> _Your task_: Your output is the lines from the first one to the one containing "Y_FL5 = [0.989, 0.989, 0.915, 0.434, 0.146, 0.016]", repeated exactly, with images left out.

──────── Source data ────────

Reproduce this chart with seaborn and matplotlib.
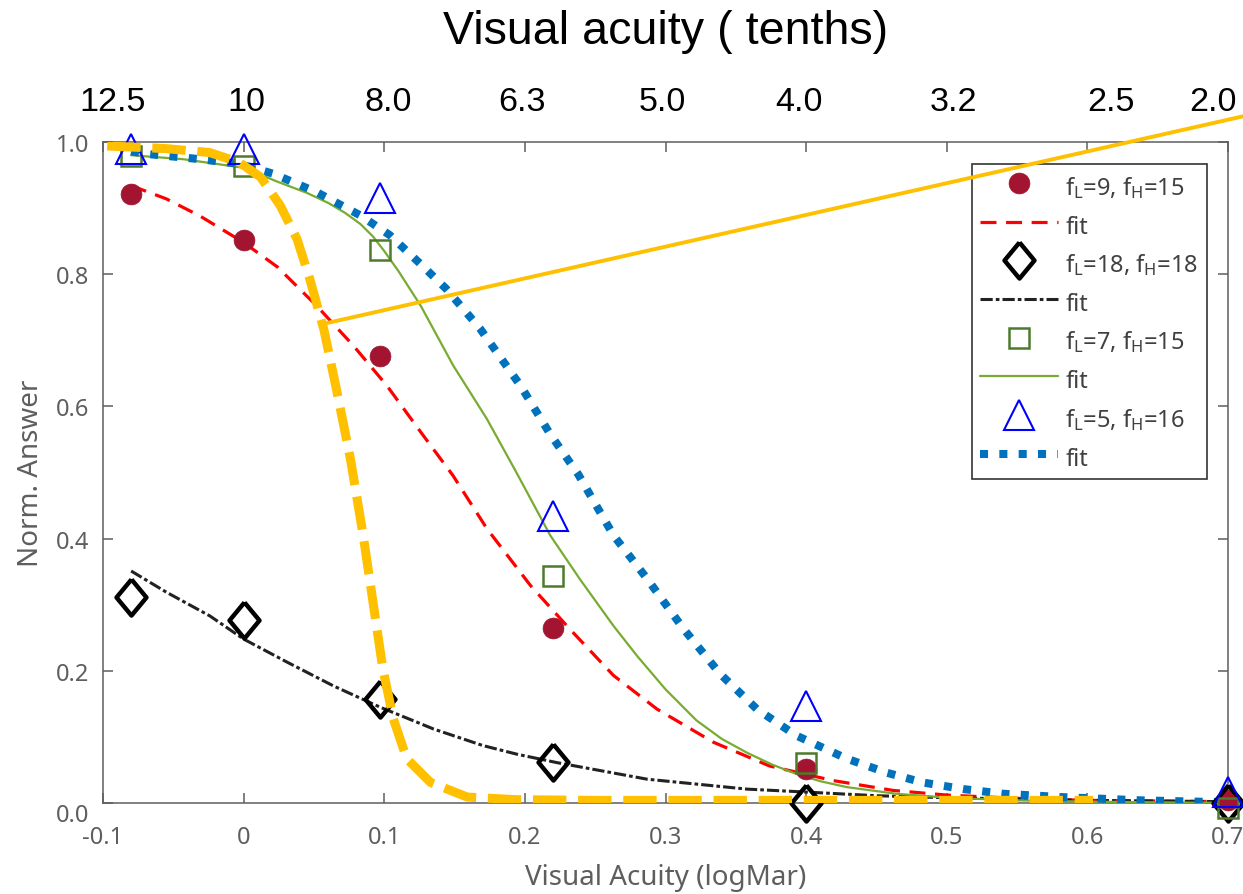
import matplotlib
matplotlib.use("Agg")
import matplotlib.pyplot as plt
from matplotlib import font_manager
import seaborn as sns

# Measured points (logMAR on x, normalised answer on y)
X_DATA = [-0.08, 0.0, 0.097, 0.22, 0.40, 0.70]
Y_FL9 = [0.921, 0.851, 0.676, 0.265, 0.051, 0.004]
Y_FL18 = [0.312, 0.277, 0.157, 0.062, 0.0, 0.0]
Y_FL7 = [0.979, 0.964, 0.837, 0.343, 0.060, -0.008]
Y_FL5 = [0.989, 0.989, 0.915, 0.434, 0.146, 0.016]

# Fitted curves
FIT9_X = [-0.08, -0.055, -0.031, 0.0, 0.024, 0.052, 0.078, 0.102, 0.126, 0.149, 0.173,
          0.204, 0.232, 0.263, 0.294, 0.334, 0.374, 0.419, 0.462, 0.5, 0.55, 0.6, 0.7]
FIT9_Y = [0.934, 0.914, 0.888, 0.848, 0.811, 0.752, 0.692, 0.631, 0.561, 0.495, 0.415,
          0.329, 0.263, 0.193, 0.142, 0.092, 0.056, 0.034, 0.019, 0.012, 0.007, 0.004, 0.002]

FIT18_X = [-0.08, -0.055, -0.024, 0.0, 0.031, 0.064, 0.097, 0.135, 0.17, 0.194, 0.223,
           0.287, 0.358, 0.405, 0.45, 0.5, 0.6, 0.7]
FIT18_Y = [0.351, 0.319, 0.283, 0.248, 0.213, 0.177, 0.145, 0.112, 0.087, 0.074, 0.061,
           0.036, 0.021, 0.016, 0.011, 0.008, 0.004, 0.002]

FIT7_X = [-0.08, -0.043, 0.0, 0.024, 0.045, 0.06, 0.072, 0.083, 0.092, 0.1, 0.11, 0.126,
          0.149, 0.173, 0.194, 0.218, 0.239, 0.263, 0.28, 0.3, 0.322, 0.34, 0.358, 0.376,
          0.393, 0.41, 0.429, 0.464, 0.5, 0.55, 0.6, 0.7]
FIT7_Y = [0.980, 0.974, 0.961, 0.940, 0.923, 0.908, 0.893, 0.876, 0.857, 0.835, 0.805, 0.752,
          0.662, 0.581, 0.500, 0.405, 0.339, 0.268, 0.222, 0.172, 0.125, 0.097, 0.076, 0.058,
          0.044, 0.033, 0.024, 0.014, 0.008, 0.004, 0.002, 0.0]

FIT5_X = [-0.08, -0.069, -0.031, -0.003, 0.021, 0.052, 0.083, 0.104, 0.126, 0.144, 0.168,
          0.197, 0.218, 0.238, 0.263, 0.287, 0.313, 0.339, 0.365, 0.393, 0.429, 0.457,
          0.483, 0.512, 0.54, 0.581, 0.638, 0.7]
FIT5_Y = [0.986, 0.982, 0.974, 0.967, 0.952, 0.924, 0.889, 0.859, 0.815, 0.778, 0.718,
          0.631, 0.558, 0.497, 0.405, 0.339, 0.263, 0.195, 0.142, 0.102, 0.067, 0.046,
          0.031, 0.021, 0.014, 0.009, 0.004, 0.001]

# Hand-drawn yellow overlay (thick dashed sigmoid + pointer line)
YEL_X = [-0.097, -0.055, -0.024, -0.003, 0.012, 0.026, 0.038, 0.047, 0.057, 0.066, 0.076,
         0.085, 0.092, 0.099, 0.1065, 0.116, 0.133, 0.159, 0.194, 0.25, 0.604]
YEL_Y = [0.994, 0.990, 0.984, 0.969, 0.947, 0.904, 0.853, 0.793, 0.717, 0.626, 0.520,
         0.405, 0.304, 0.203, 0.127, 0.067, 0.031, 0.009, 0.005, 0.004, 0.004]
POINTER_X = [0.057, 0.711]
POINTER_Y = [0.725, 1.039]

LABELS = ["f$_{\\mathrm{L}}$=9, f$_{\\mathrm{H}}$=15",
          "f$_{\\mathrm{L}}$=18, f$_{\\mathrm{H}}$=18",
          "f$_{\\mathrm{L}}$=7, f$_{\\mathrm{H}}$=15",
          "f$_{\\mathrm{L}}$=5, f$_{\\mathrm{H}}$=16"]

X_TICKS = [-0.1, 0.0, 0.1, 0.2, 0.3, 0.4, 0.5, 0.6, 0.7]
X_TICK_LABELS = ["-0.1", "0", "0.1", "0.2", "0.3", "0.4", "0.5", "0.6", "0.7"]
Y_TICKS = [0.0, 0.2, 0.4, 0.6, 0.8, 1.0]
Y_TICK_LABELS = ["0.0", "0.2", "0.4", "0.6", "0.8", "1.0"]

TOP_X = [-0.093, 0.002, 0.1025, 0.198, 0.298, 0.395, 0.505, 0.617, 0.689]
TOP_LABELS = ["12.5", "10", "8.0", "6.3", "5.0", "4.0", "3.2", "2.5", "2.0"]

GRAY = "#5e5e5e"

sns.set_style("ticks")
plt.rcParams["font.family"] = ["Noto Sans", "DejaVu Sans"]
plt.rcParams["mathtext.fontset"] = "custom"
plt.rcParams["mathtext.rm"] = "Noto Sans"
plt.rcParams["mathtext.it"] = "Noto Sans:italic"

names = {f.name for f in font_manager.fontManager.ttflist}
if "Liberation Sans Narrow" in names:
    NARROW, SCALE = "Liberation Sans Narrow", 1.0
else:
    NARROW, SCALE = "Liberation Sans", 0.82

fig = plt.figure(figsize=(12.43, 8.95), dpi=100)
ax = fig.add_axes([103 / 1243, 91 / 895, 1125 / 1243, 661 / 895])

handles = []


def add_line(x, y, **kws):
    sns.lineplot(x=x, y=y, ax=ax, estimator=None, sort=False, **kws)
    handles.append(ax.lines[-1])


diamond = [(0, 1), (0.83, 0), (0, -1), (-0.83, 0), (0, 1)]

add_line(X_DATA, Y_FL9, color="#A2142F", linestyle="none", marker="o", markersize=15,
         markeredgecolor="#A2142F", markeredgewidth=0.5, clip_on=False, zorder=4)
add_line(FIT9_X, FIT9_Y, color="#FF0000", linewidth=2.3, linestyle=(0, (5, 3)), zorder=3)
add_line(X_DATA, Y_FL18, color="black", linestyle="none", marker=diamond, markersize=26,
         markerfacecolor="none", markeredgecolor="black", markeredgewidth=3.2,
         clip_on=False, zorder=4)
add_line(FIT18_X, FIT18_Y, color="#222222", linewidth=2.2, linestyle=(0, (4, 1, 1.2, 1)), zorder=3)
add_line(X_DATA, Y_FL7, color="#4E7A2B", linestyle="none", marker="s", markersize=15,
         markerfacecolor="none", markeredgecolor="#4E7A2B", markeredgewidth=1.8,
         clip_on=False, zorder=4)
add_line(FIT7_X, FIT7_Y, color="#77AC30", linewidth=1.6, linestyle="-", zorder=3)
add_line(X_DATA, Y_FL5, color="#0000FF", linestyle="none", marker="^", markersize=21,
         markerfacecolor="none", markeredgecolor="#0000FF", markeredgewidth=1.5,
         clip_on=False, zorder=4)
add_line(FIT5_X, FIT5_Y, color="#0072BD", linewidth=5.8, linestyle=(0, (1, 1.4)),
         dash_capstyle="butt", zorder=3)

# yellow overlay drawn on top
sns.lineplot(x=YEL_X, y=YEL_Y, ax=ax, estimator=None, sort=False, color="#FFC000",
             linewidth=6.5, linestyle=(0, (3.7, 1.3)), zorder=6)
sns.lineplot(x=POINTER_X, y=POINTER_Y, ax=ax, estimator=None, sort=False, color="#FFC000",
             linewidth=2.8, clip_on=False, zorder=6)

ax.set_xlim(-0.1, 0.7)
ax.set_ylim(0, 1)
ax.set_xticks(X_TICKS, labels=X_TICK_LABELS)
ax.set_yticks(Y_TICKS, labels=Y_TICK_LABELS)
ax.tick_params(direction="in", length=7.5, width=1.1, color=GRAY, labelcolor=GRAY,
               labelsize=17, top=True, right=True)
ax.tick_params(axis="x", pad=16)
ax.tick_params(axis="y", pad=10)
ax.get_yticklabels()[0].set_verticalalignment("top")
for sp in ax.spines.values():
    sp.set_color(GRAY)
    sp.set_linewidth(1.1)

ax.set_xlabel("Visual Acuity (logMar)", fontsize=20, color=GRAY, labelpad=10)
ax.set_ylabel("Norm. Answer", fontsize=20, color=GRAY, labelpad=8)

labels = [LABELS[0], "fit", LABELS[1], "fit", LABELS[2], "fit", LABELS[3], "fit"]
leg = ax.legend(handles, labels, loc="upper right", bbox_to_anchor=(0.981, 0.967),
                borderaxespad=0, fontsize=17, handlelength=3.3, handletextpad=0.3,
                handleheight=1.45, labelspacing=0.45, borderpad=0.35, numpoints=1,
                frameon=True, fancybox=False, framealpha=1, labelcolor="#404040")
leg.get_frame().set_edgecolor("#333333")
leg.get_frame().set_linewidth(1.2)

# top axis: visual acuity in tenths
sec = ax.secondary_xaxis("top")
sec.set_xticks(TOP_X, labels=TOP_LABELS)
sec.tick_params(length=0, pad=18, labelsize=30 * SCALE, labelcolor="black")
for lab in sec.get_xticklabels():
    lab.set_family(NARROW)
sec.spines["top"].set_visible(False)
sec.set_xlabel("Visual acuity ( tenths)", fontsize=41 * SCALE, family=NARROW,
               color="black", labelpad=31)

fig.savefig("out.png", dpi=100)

────────

> _Response to this task_:
Reproduce this chart with seaborn and matplotlib.
import matplotlib
matplotlib.use("Agg")
import matplotlib.pyplot as plt
from matplotlib import font_manager
import seaborn as sns

# Measured points (logMAR on x, normalised answer on y)
X_DATA = [-0.08, 0.0, 0.097, 0.22, 0.40, 0.70]
Y_FL9 = [0.921, 0.851, 0.676, 0.265, 0.051, 0.004]
Y_FL18 = [0.312, 0.277, 0.157, 0.062, 0.0, 0.0]
Y_FL7 = [0.979, 0.964, 0.837, 0.343, 0.060, -0.008]
Y_FL5 = [0.989, 0.989, 0.915, 0.434, 0.146, 0.016]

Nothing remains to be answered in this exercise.